Thursday, 19 March 2015

NHST and all that

A few weeks ago I was involved in an initially interesting and then increasingly bad-tempered exchange about p. values, confidence intervals, null-hypothesis testing and so forth on the quantitative_methods_teaching mailing list. This probably was not the right forum to discuss the issue in, but in my defense I was provoked...Anyway, the QMT mailing list is a good and useful thing when used properly to disseminate information about the teaching of quantitative methods.

The initial provocation was some crowing about the now well known move by the B (C?) string psychology journal  Basic and Applied Social Psychology to "ban" much of the apparatus of standard frequentist statistical inference (or at least the reporting of it). You can see the original editorial here and the most recent clarification here. For what it is worth, my view is that this is a case of a well meaning but misguided editor collaring the wrong suspects.
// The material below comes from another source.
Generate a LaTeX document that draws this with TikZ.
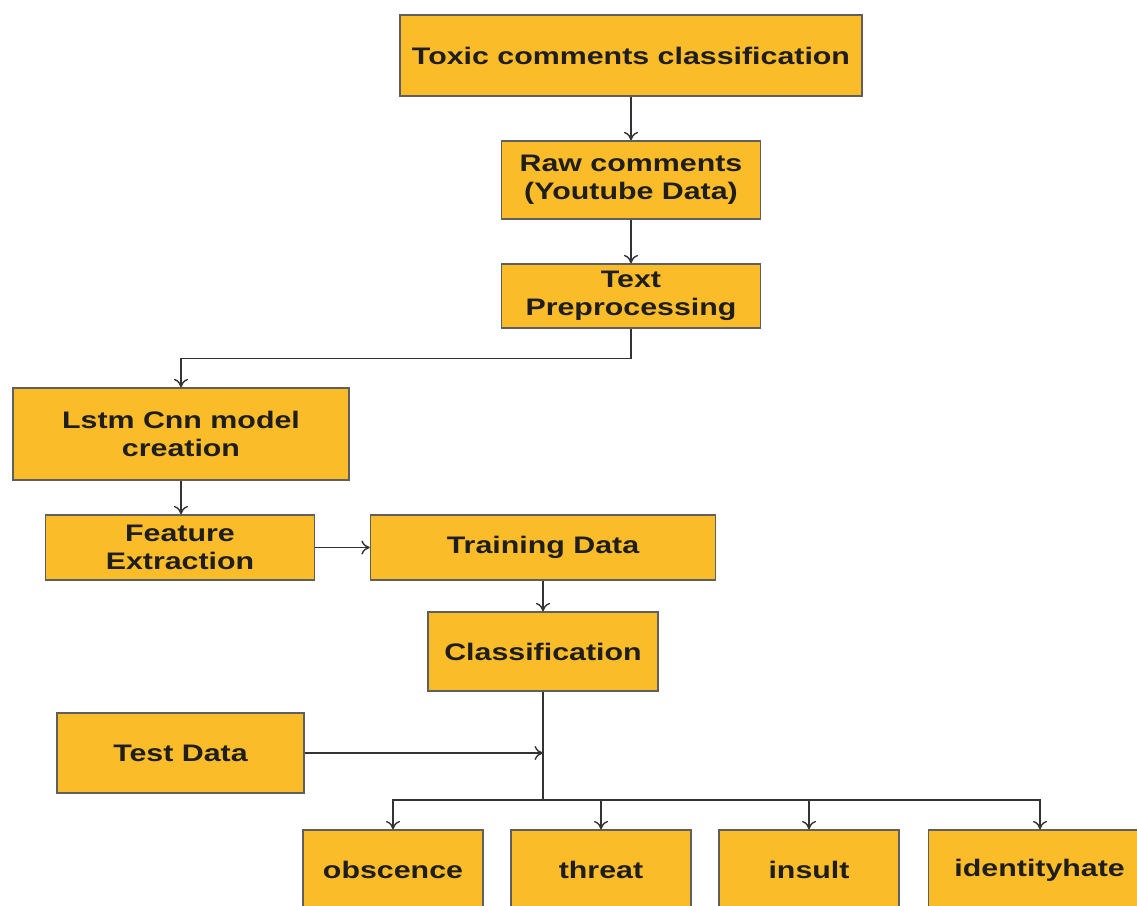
\documentclass[tikz,border=0pt]{standalone}
\usepackage{fontspec}
\setmainfont{Liberation Sans}[FakeStretch=1.27]
\usetikzlibrary{arrows.meta}
\definecolor{boxfill}{RGB}{251,188,42}
\definecolor{boxline}{RGB}{95,95,95}
\definecolor{txt}{RGB}{30,30,30}
\tikzset{
  box/.style={draw=boxline, fill=boxfill, line width=0.9pt, align=center, text=txt,
    font=\fontsize{17}{20}\selectfont\bfseries, inner sep=2pt},
  flow/.style={draw=black!80, line width=1pt, -{To[length=6pt,width=10pt]}},
  link/.style={draw=black!80, line width=1pt}
}
\begin{document}
\begin{tikzpicture}[x=0.025cm, y=-0.025cm]
\useasboundingbox (0,0) rectangle (1137,906);

\node[box, minimum width=11.55cm, minimum height=2.025cm] (toxic) at (631,55.5) {Toxic comments classification};
\node[box, minimum width=6.475cm, minimum height=1.95cm] (raw) at (631,180) {Raw comments\\(Youtube Data)};
\node[box, minimum width=6.475cm, minimum height=1.6cm] (prep) at (631,296) {Text\\Preprocessing};
\node[box, minimum width=8.4cm, minimum height=2.3cm] (lstm) at (181,434) {Lstm Cnn model\\creation};
\node[box, minimum width=6.725cm, minimum height=1.625cm] (feat) at (180,547.5) {Feature\\Extraction};
\node[box, minimum width=8.625cm, minimum height=1.625cm] (train) at (543,547.5) {Training Data};
\node[box, minimum width=5.75cm, minimum height=1.975cm] (cls) at (543,651.5) {Classification};
\node[box, minimum width=6.175cm, minimum height=2cm] (test) at (180.5,753) {Test Data};

\node[box, minimum width=4.5cm, minimum height=2cm] (obs) at (393,870) {obscence};
\node[box, minimum width=4.5cm, minimum height=2cm] (thr) at (601,870) {threat};
\node[box, minimum width=4.5cm, minimum height=2cm] (ins) at (809,870) {insult};
\node[box, minimum width=5.55cm, minimum height=2cm, anchor=west] (ide) at (928,870) {identityhate};

\draw[flow] (toxic) -- (raw);
\draw[flow] (raw) -- (prep);
\draw[flow] (prep.south) -- ++(0,30) -| (lstm.north);
\draw[flow] (lstm.south) -- (lstm.south |- feat.north);
\draw[flow] (feat) -- (train);
\draw[flow] (train) -- (cls);

\coordinate (bus) at (543,800);
\draw[link] (cls.south) -- (bus);
\draw[flow] (test.east) -- (test.east -| cls.south);
\foreach \n in {obs,thr,ins}
  \draw[flow] (bus) -| (\n.north);
\draw[flow] (bus) -| (ide.north -| 1040,0);
\end{tikzpicture}
\end{document}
I doubt it will have much impact in psychology but ripples are already spreading to adjacent disciplines and there is a danger that a lot of ink will be spilled in regaining a sense of proportion as the one-eyed encourage the blind to firmly grasp the wrong end of the stick.

All of which is just a preliminary to saying that if you are really interested in the issues at stake you should read Stephen Senn's guest post  and the ensuing comments on Deborah Mayo's blog. The exchanges between Senn, Colquhoun and Mayo are particularly enlightening (and good tempered). 

You see, people that know what they are talking about can have a discussion without bellowing down a megaphone.